Design/methodology/approach
The sample consists of eight OIC member countries that play active role in the global sukuk market which include Saudi Arabia, United Arab Emirates, Malaysia, Indonesia, Qatar, Pakistan, Turkey and Sudan. In addition, the study covers a period of 10 years spanning between 2011 and 2020. Similarly, the study uses three models, namely, random effect, generalized least square and system generalized method of moments panel models. To check for the robustness of the results, the study replaces current values of fiscal policy variables with one-year lagged values.
Findings
The findings establish that fiscal policy variables significantly influence the development of sovereign sukuk markets. Specifically, public debt is a significant fiscal variable that promotes sovereign sukuk market development, while fiscal deficit has a negative effect on the development of sovereign sukuk market. However, the findings suggest that government expenditure does not influence sovereign sukuk issuance in the OIC member countries.
Practical implications
The study is significant to both investors and regulators in the sukuk market because it attempts to spotlight the importance of sound fiscal climate in developing sovereign sukuk market. Public debt is a facilitator, whereas fiscal deficit appears to be a constraint.
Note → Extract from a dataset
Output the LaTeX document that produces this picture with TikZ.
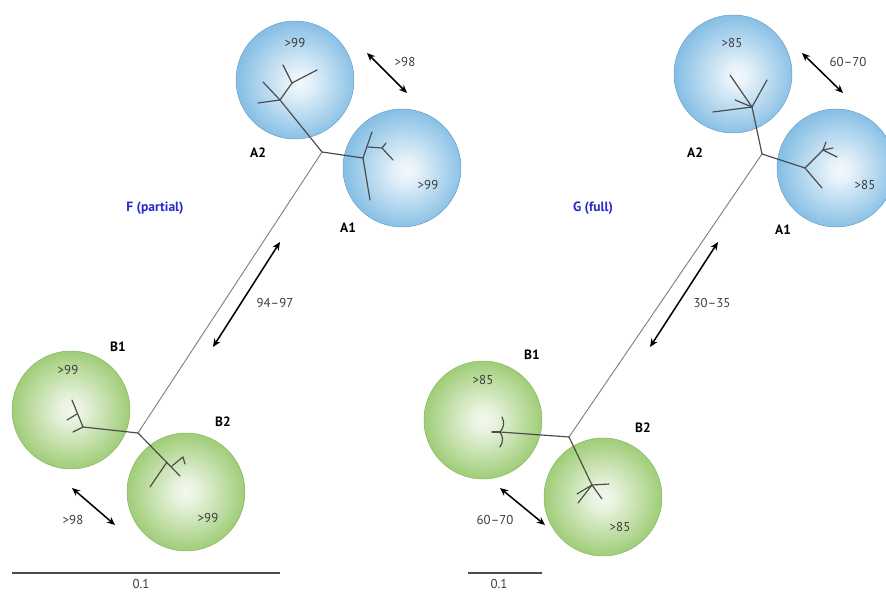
\documentclass[tikz,border=0pt]{standalone}
\usepackage{fontspec}
\setmainfont{PT Sans}
\usepackage{tikz}
\usetikzlibrary{arrows.meta}
\definecolor{sphereBlue}{RGB}{136,192,229}
\definecolor{sphereBlueLine}{RGB}{100,155,200}
\definecolor{sphereGreen}{RGB}{160,205,120}
\definecolor{sphereGreenLine}{RGB}{130,182,95}
\definecolor{treeGray}{RGB}{75,75,75}
\definecolor{labelGray}{RGB}{60,60,60}
\definecolor{titleBlue}{RGB}{40,40,205}
\pgfdeclareradialshading{blueSphere}{\pgfpoint{2bp}{-1bp}}{color(0bp)=(white!90!sphereBlue); color(5bp)=(white!78!sphereBlue); color(25bp)=(sphereBlue); color(50bp)=(sphereBlue)}
\pgfdeclareradialshading{greenSphere}{\pgfpoint{0bp}{0bp}}{color(0bp)=(white!88!sphereGreen); color(5bp)=(white!76!sphereGreen); color(25bp)=(sphereGreen); color(50bp)=(sphereGreen)}

\begin{document}
\begin{tikzpicture}
[x=0.03cm, y=-0.03cm,%
    sphereBlueDecorate/.style={shape=circle,inner sep=0pt,minimum size=3.54cm,draw=sphereBlueLine,thin,shading=blueSphere,shade},%
    sphereGreenDecorate/.style={shape=circle,inner sep=0pt,minimum size=3.54cm,draw=sphereGreenLine,thin,shading=greenSphere,shade},%
    treeDecorate/.style={treeGray,line width=1pt,line cap=round},%
    stemDecorate/.style={gray,line width=0.8pt},%
    supportDecorate/.style={black,{Stealth[length=7pt,width=6pt]}-{Stealth[length=7pt,width=6pt]},line width=1.3pt},%
    scaleDecorate/.style={treeGray,line width=0.9pt},%
    valueDecorate/.style={labelGray,font=\fontsize{11}{13}\selectfont},%
    cladeDecorate/.style={black,font=\fontsize{11.5}{13}\selectfont\bfseries},%
    titleDecorate/.style={titleBlue,font=\fontsize{11.5}{13}\selectfont\bfseries}]
    \useasboundingbox (0,0) rectangle (886,594);
    %% spheres
    \foreach \nodename/\x/\y in {A2L/295/80, A1L/402/168, A2R/733/74, A1R/836/168}
    {
        \node (\nodename) at (\x,\y) [sphereBlueDecorate] {};
    }
    \foreach \nodename/\x/\y in {B1L/71/410, B2L/186/492, B1R/483/420, B2R/603/497}
    {
        \node (\nodename) at (\x,\y) [sphereGreenDecorate] {};
    }
    %% tree points, F (partial)
    \foreach \nodename/\x/\y in {jAL/322/152, jBL/138/433, a2nL/280/100, a2mL/292/83, a2aL/258/103, a2bL/263/82, a2cL/283/65, a2dL/317/70, a1nL/363/158, a1mL/368/147, a1kL/382/148, a1aL/370/200, a1bL/372/132, a1cL/393/160, a1dL/386/143, b1nL/83/427, b1mL/77/414, b1aL/72/400, b1bL/67/420, b1cL/73/432, b2nL/167/462, b2mL/172/466, b2aL/150/487, b2bL/180/476, b2kL/183/457, b2cL/185/464}
    {
        \coordinate (\nodename) at (\x,\y);
    }
    %% tree points, G (full)
    \foreach \nodename/\x/\y in {jAR/762/154, jBR/569/437, a2nR/752/107, a2aR/713/112, a2bR/730/75, a2cR/767/80, a2dR/735/100, a1nR/805/168, a1mR/823/150, a1aR/822/188, a1bR/826/142, a1cR/837/157, a1dR/833/148, b1nR/500/432, b1aR/492/432, b1bR/502/417, b1cR/500/447, b2nR/592/485, b2aR/578/503, b2bR/602/499, b2cR/609/484, b2dR/577/494}
    {
        \coordinate (\nodename) at (\x,\y);
    }
    %% long stems
    \draw[stemDecorate] (jAL) -- (jBL);
    \draw[stemDecorate] (jAR) -- (jBR);
    %% tree edges
    \path\foreach \startnode/\endnode in {jAL/a2nL, a2nL/a2aL, a2nL/a2bL, a2nL/a2mL, a2mL/a2cL, a2mL/a2dL, jAL/a1nL, a1nL/a1aL, a1nL/a1bL, a1mL/a1kL, a1kL/a1cL, a1kL/a1dL, jBL/b1nL, b1nL/b1aL, b1nL/b1cL, b1mL/b1bL, jBL/b2bL, b2nL/b2aL, b2mL/b2kL, b2kL/b2cL, jAR/a2nR, a2nR/a2aR, a2nR/a2bR, a2nR/a2cR, a2nR/a2dR, jAR/a1nR, a1nR/a1aR, a1nR/a1mR, a1mR/a1bR, a1mR/a1cR, a1mR/a1dR, jBR/b1nR, b1nR/b1aR, jBR/b2nR, b2nR/b2aR, b2nR/b2bR, b2nR/b2cR, b2nR/b2dR}
    {
        (\startnode) edge[treeDecorate] (\endnode)
    };
    \draw[treeDecorate] (b1nR) to[bend right=35] (b1bR);
    \draw[treeDecorate] (b1nR) to[bend left=35] (b1cR);
    %% support arrows
    \foreach \nodename/\xa/\ya/\xb/\yb in {topL/367/53/407/93, midL/280/242/213/347, botL/72/488/115/525, topR/802/53/843/93, midR/718/242/650/347, botR/500/488/545/525}
    {
        \coordinate (\nodename s) at (\xa,\ya);
        \coordinate (\nodename e) at (\xb,\yb);
        \draw[supportDecorate] (\nodename s) -- (\nodename e);
    }
    %% values
    \foreach \nodename/\x/\y/\val in {vTopL/405/62/{>98}, vMidL/275/303/{94--97}, vBotL/73/520/{>98}, vA2L/295/43/{>99}, vA1L/428/185/{>99}, vB1L/68/370/{>99}, vB2L/208/518/{>99}, vTopR/848/62/{60--70}, vMidR/712/303/{30--35}, vBotR/495/520/{60--70}, vA2R/732/43/{>85}, vA1R/865/185/{>85}, vB1R/483/380/{>85}, vB2R/620/527/{>85}}
    {
        \node (\nodename) at (\x,\y) [valueDecorate] {\val};
    }
    %% clade names
    \foreach \nodename/\x/\y/\val in {nA2L/258/153/A2, nA1L/348/228/A1, nB1L/118/347/B1, nB2L/223/422/B2, nA2R/695/153/A2, nA1R/783/230/A1, nB1R/532/355/B1, nB2R/643/428/B2}
    {
        \node (\nodename) at (\x,\y) [cladeDecorate] {\val};
    }
    \node (titleL) at (155,208) [titleDecorate] {F (partial)};
    \node (titleR) at (593,208) [titleDecorate] {G (full)};
    %% scale bars
    \coordinate (scaleLs) at (12,573);
    \coordinate (scaleLe) at (280,573);
    \coordinate (scaleRs) at (468,573);
    \coordinate (scaleRe) at (542,573);
    \draw[scaleDecorate] (scaleLs) -- (scaleLe);
    \draw[scaleDecorate] (scaleRs) -- (scaleRe);
    \node (scaleLabelL) at (141,584) [valueDecorate,inner sep=1pt] {0.1};
    \node (scaleLabelR) at (499,584) [valueDecorate,inner sep=1pt] {0.1};
\end{tikzpicture}
\end{document}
Therefore, policymakers should determine the optimal mix of public debt and fiscal deficit in designing policies that promote sukuk market development.
Originality/value
The novelty of the study is its focus on the role of fiscal policy variables in facilitating sovereign sukuk market development. The study systematically establishes the link between fiscal policy and sovereign sukuk market in the OIC countries. Previous empirical studies focus extensively on the effects of macroeconomic, financial and institutional factors on sukuk market development.